• Given problem: Retype nothing but the lines from the start of the material up to and including the line with "300, 350, 400];". Pictures don't belong in the copy.

Plotting code records:

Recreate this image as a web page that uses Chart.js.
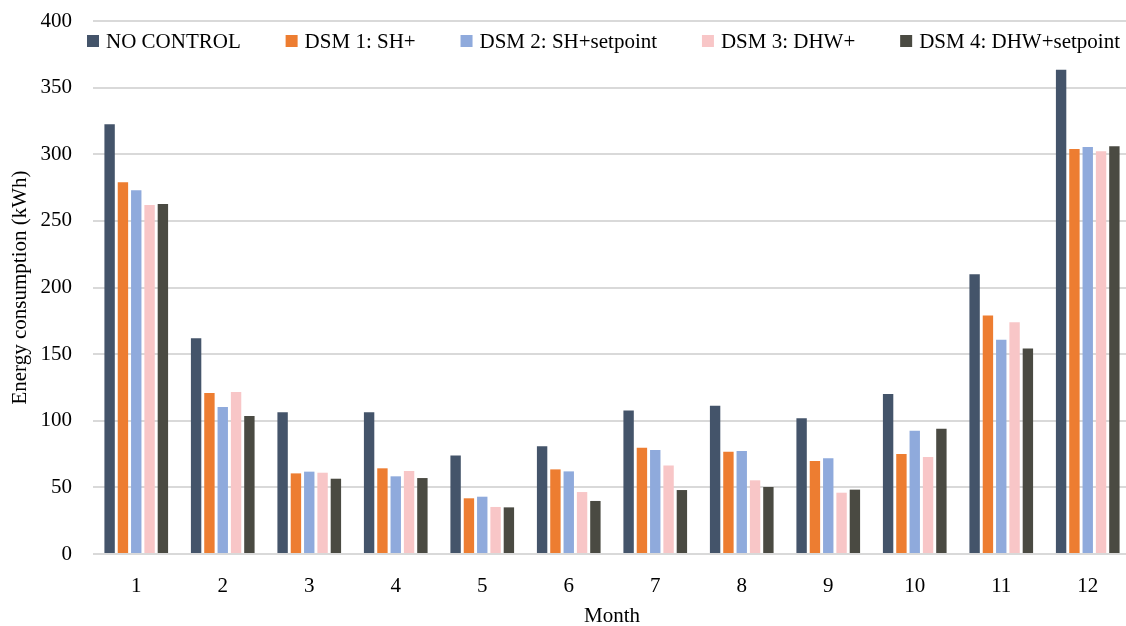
<!DOCTYPE html>
<html>
<head>
<meta charset="utf-8">
<script src="https://cdn.jsdelivr.net/npm/chart.js@4.4.0/dist/chart.umd.min.js"></script>
<style>
  html, body { margin: 0; padding: 0; background: #fff; overflow: hidden; }
  #wrap { width: 1136px; height: 626px; }
</style>
</head>
<body>
<div id="wrap"><canvas id="grafico"></canvas></div>
<script>
// dados
const meses = ['1', '2', '3', '4', '5', '6', '7', '8', '9', '10', '11', '12'];
const semControle = [322.5, 162, 106.3, 106.3, 74, 80.8, 107.6, 111.3, 101.8, 120, 210, 363.5];
const dsm1 = [279, 120.8, 60.5, 64.3, 41.8, 63.5, 79.8, 76.8, 69.8, 75, 179, 304];
const dsm2 = [273, 110.3, 61.8, 58.3, 43, 62, 78, 77.3, 71.8, 92.5, 160.8, 305.4];
const dsm3 = [262, 121.6, 61, 62.3, 35.3, 46.5, 66.5, 55.3, 46, 72.8, 174, 302.2];
const dsm4 = [262.7, 103.6, 56.5, 57, 35, 39.8, 48, 50.3, 48.3, 94, 154.3, 306];
const yTicks = [0, 50, 100, 150, 200, 250, 300, 350, 400];

const fonte = '"Liberation Serif", "Times New Roman", serif';

function serie(label, data, cor) {
    return {
        label: label,
        data: data,
        backgroundColor: cor,
        borderWidth: 0,
        barPercentage: 0.78,
        categoryPercentage: 0.77
    };
}

// legenda desenhada dentro da área do gráfico (como no original)
const legendaInterna = {
    id: 'legendaInterna',
    afterDraw(chart) {
        const ctx = chart.ctx;
        const area = chart.chartArea;
        const caixa = 12;
        const gapTexto = 7;
        const larguraTotal = 1033;
        ctx.save();
        ctx.font = '21px ' + fonte;
        ctx.textBaseline = 'middle';
        const itens = chart.data.datasets.map(ds => ({
            ds: ds,
            w: caixa + gapTexto + ctx.measureText(ds.label).width
        }));
        const soma = itens.reduce((s, i) => s + i.w, 0);
        const gap = (larguraTotal - soma) / (itens.length - 1);
        let x = area.left - 6;
        const y = area.top + 20;
        itens.forEach(i => {
            ctx.fillStyle = i.ds.backgroundColor;
            ctx.fillRect(x, y - caixa / 2, caixa, caixa);
            ctx.fillStyle = '#000';
            ctx.fillText(i.ds.label, x + caixa + gapTexto, y + 1);
            x += i.w + gap;
        });
        ctx.restore();
    }
};

new Chart(document.getElementById('grafico'), {
    type: 'bar',
    data: {
        labels: meses,
        datasets: [
            serie('NO CONTROL', semControle, '#44546A'),
            serie('DSM 1: SH+', dsm1, '#ED7D31'),
            serie('DSM 2: SH+setpoint', dsm2, '#8FAADC'),
            serie('DSM 3: DHW+', dsm3, '#F8C6C7'),
            serie('DSM 4: DHW+setpoint', dsm4, '#4A4A42')
        ]
    },
    plugins: [legendaInterna],
    options: {
        responsive: true,
        maintainAspectRatio: false,
        animation: false,
        layout: { padding: { top: 0, right: 5, bottom: 0, left: 8 } },
        plugins: {
            tooltip: { enabled: false },
            legend: { display: false }
        },
        scales: {
            x: {
                afterFit: (axis) => { axis.height = 72; },
                grid: { display: false, drawTicks: false },
                border: { display: false },
                ticks: { color: '#000', padding: 20, font: { family: fonte, size: 21 } },
                title: {
                    display: true,
                    text: 'Month',
                    color: '#000',
                    font: { family: fonte, size: 21 },
                    padding: { top: 5, bottom: -3 }
                }
            },
            y: {
                min: 0,
                max: 400,
                afterFit: (axis) => {
                    axis.width = 85;
                    axis.paddingTop = 21;
                    axis.paddingBottom = 0;
                },
                afterBuildTicks: (axis) => { axis.ticks = yTicks.map(v => ({ value: v })); },
                grid: { color: '#d9d9d9', lineWidth: 2, drawTicks: false },
                border: { display: false },
                ticks: { color: '#000', padding: 21, font: { family: fonte, size: 21 } },
                title: {
                    display: true,
                    text: 'Energy consumption (kWh)',
                    color: '#000',
                    font: { family: fonte, size: 21 },
                    padding: { top: 0, bottom: 7 }
                }
            }
        }
    }
});
</script>
</body>
</html>
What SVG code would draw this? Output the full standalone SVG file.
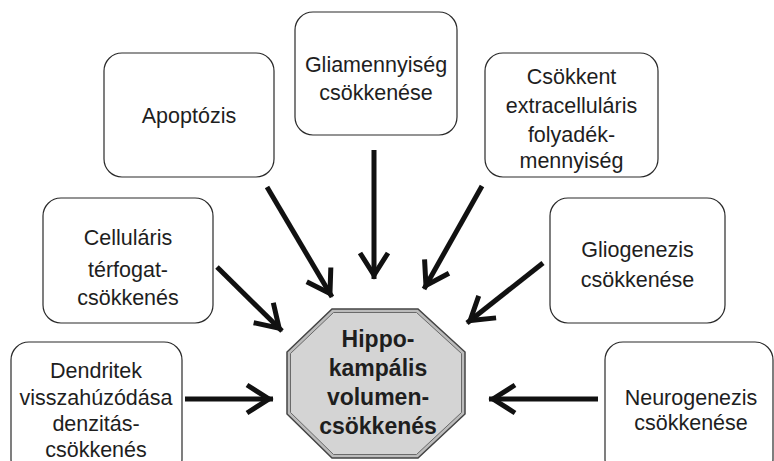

• Answer to this task:
Recreate this image as a web page that uses Chart.js.
<!DOCTYPE html>
<html>
<head>
<meta charset="utf-8">
<script src="https://cdn.jsdelivr.net/npm/chart.js@4.4.0/dist/chart.umd.min.js"></script>
<style>
  html, body { margin: 0; padding: 0; background: #fff; overflow: hidden; }
  #wrap { width: 1136px; height: 626px; }
</style>
</head>
<body>
<div id="wrap"><canvas id="grafico"></canvas></div>
<script>
// dados
const meses = ['1', '2', '3', '4', '5', '6', '7', '8', '9', '10', '11', '12'];
const semControle = [322.5, 162, 106.3, 106.3, 74, 80.8, 107.6, 111.3, 101.8, 120, 210, 363.5];
const dsm1 = [279, 120.8, 60.5, 64.3, 41.8, 63.5, 79.8, 76.8, 69.8, 75, 179, 304];
const dsm2 = [273, 110.3, 61.8, 58.3, 43, 62, 78, 77.3, 71.8, 92.5, 160.8, 305.4];
const dsm3 = [262, 121.6, 61, 62.3, 35.3, 46.5, 66.5, 55.3, 46, 72.8, 174, 302.2];
const dsm4 = [262.7, 103.6, 56.5, 57, 35, 39.8, 48, 50.3, 48.3, 94, 154.3, 306];
const yTicks = [0, 50, 100, 150, 200, 250, 300, 350, 400];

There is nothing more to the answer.